• _RECORDED INFORMATION_
Start

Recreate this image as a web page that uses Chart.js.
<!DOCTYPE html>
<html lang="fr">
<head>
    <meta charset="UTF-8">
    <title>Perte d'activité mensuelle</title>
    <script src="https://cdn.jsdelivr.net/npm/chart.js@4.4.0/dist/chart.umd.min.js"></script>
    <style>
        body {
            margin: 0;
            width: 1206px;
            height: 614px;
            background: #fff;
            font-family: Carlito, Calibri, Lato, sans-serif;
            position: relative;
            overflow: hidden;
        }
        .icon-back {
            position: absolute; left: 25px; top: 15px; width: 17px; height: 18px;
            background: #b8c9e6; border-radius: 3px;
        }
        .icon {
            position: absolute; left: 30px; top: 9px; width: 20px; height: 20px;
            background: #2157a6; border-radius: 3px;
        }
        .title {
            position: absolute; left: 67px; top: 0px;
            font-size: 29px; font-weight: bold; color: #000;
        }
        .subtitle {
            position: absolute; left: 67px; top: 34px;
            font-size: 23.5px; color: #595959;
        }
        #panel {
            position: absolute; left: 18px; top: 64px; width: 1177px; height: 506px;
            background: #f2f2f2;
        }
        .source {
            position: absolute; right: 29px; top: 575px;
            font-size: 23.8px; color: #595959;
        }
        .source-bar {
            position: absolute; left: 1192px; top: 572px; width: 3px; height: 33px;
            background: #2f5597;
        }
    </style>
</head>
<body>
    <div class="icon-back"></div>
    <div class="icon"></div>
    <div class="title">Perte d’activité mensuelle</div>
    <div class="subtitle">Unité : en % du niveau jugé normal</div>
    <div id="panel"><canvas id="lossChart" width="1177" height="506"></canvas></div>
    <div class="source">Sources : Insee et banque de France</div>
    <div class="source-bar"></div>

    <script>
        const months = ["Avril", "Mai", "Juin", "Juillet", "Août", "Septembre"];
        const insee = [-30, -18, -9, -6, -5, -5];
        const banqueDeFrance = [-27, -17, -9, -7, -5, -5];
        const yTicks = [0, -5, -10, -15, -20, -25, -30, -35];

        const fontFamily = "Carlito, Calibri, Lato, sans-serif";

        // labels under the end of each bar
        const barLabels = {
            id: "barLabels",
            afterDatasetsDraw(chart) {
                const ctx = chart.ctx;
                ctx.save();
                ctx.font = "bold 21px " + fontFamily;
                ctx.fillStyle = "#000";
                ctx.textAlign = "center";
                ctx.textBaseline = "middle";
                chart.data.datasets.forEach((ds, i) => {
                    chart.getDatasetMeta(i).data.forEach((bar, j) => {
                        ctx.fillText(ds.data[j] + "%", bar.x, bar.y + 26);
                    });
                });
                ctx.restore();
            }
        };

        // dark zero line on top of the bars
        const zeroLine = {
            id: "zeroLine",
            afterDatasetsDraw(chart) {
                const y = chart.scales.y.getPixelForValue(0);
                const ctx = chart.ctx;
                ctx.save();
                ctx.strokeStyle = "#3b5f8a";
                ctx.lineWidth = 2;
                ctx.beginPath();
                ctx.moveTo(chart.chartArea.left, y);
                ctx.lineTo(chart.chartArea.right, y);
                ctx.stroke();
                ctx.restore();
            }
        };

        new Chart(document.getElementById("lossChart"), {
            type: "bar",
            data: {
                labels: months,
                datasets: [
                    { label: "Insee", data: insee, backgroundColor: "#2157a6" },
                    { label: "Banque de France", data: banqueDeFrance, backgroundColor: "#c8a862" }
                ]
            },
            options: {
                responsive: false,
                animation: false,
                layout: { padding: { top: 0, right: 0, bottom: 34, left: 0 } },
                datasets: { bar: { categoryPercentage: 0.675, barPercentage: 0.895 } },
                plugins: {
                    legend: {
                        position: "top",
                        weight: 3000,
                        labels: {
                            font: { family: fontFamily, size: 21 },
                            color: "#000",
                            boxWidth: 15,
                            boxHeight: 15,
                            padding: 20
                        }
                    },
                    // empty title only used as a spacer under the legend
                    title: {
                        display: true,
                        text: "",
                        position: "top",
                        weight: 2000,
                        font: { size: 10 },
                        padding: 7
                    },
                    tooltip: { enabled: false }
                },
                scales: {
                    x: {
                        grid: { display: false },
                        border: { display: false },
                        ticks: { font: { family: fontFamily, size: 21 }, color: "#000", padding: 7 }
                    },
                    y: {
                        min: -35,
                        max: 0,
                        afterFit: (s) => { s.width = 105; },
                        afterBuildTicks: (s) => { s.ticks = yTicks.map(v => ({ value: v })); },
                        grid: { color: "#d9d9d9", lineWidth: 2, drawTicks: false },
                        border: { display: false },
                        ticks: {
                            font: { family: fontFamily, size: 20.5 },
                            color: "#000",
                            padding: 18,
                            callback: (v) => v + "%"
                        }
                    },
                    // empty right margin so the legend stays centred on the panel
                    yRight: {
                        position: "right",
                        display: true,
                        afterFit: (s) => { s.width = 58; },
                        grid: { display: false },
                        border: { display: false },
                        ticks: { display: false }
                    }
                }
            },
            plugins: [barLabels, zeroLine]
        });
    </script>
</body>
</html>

End

• _WHAT IS REQUIRED_
Return the whole listing exactly.

• _TASK RESULT_
Recreate this image as a web page that uses Chart.js.
<!DOCTYPE html>
<html lang="fr">
<head>
    <meta charset="UTF-8">
    <title>Perte d'activité mensuelle</title>
    <script src="https://cdn.jsdelivr.net/npm/chart.js@4.4.0/dist/chart.umd.min.js"></script>
    <style>
        body {
            margin: 0;
            width: 1206px;
            height: 614px;
            background: #fff;
            font-family: Carlito, Calibri, Lato, sans-serif;
            position: relative;
            overflow: hidden;
        }
        .icon-back {
            position: absolute; left: 25px; top: 15px; width: 17px; height: 18px;
            background: #b8c9e6; border-radius: 3px;
        }
        .icon {
            position: absolute; left: 30px; top: 9px; width: 20px; height: 20px;
            background: #2157a6; border-radius: 3px;
        }
        .title {
            position: absolute; left: 67px; top: 0px;
            font-size: 29px; font-weight: bold; color: #000;
        }
        .subtitle {
            position: absolute; left: 67px; top: 34px;
            font-size: 23.5px; color: #595959;
        }
        #panel {
            position: absolute; left: 18px; top: 64px; width: 1177px; height: 506px;
            background: #f2f2f2;
        }
        .source {
            position: absolute; right: 29px; top: 575px;
            font-size: 23.8px; color: #595959;
        }
        .source-bar {
            position: absolute; left: 1192px; top: 572px; width: 3px; height: 33px;
            background: #2f5597;
        }
    </style>
</head>
<body>
    <div class="icon-back"></div>
    <div class="icon"></div>
    <div class="title">Perte d’activité mensuelle</div>
    <div class="subtitle">Unité : en % du niveau jugé normal</div>
    <div id="panel"><canvas id="lossChart" width="1177" height="506"></canvas></div>
    <div class="source">Sources : Insee et banque de France</div>
    <div class="source-bar"></div>

    <script>
        const months = ["Avril", "Mai", "Juin", "Juillet", "Août", "Septembre"];
        const insee = [-30, -18, -9, -6, -5, -5];
        const banqueDeFrance = [-27, -17, -9, -7, -5, -5];
        const yTicks = [0, -5, -10, -15, -20, -25, -30, -35];

        const fontFamily = "Carlito, Calibri, Lato, sans-serif";

        // labels under the end of each bar
        const barLabels = {
            id: "barLabels",
            afterDatasetsDraw(chart) {
                const ctx = chart.ctx;
                ctx.save();
                ctx.font = "bold 21px " + fontFamily;
                ctx.fillStyle = "#000";
                ctx.textAlign = "center";
                ctx.textBaseline = "middle";
                chart.data.datasets.forEach((ds, i) => {
                    chart.getDatasetMeta(i).data.forEach((bar, j) => {
                        ctx.fillText(ds.data[j] + "%", bar.x, bar.y + 26);
                    });
                });
                ctx.restore();
            }
        };

        // dark zero line on top of the bars
        const zeroLine = {
            id: "zeroLine",
            afterDatasetsDraw(chart) {
                const y = chart.scales.y.getPixelForValue(0);
                const ctx = chart.ctx;
                ctx.save();
                ctx.strokeStyle = "#3b5f8a";
                ctx.lineWidth = 2;
                ctx.beginPath();
                ctx.moveTo(chart.chartArea.left, y);
                ctx.lineTo(chart.chartArea.right, y);
                ctx.stroke();
                ctx.restore();
            }
        };

        new Chart(document.getElementById("lossChart"), {
            type: "bar",
            data: {
                labels: months,
                datasets: [
                    { label: "Insee", data: insee, backgroundColor: "#2157a6" },
                    { label: "Banque de France", data: banqueDeFrance, backgroundColor: "#c8a862" }
                ]
            },
            options: {
                responsive: false,
                animation: false,
                layout: { padding: { top: 0, right: 0, bottom: 34, left: 0 } },
                datasets: { bar: { categoryPercentage: 0.675, barPercentage: 0.895 } },
                plugins: {
                    legend: {
                        position: "top",
                        weight: 3000,
                        labels: {
                            font: { family: fontFamily, size: 21 },
                            color: "#000",
                            boxWidth: 15,
                            boxHeight: 15,
                            padding: 20
                        }
                    },
                    // empty title only used as a spacer under the legend
                    title: {
                        display: true,
                        text: "",
                        position: "top",
                        weight: 2000,
                        font: { size: 10 },
                        padding: 7
                    },
                    tooltip: { enabled: false }
                },
                scales: {
                    x: {
                        grid: { display: false },
                        border: { display: false },
                        ticks: { font: { family: fontFamily, size: 21 }, color: "#000", padding: 7 }
                    },
                    y: {
                        min: -35,
                        max: 0,
                        afterFit: (s) => { s.width = 105; },
                        afterBuildTicks: (s) => { s.ticks = yTicks.map(v => ({ value: v })); },
                        grid: { color: "#d9d9d9", lineWidth: 2, drawTicks: false },
                        border: { display: false },
                        ticks: {
                            font: { family: fontFamily, size: 20.5 },
                            color: "#000",
                            padding: 18,
                            callback: (v) => v + "%"
                        }
                    },
                    // empty right margin so the legend stays centred on the panel
                    yRight: {
                        position: "right",
                        display: true,
                        afterFit: (s) => { s.width = 58; },
                        grid: { display: false },
                        border: { display: false },
                        ticks: { display: false }
                    }
                }
            },
            plugins: [barLabels, zeroLine]
        });
    </script>
</body>
</html>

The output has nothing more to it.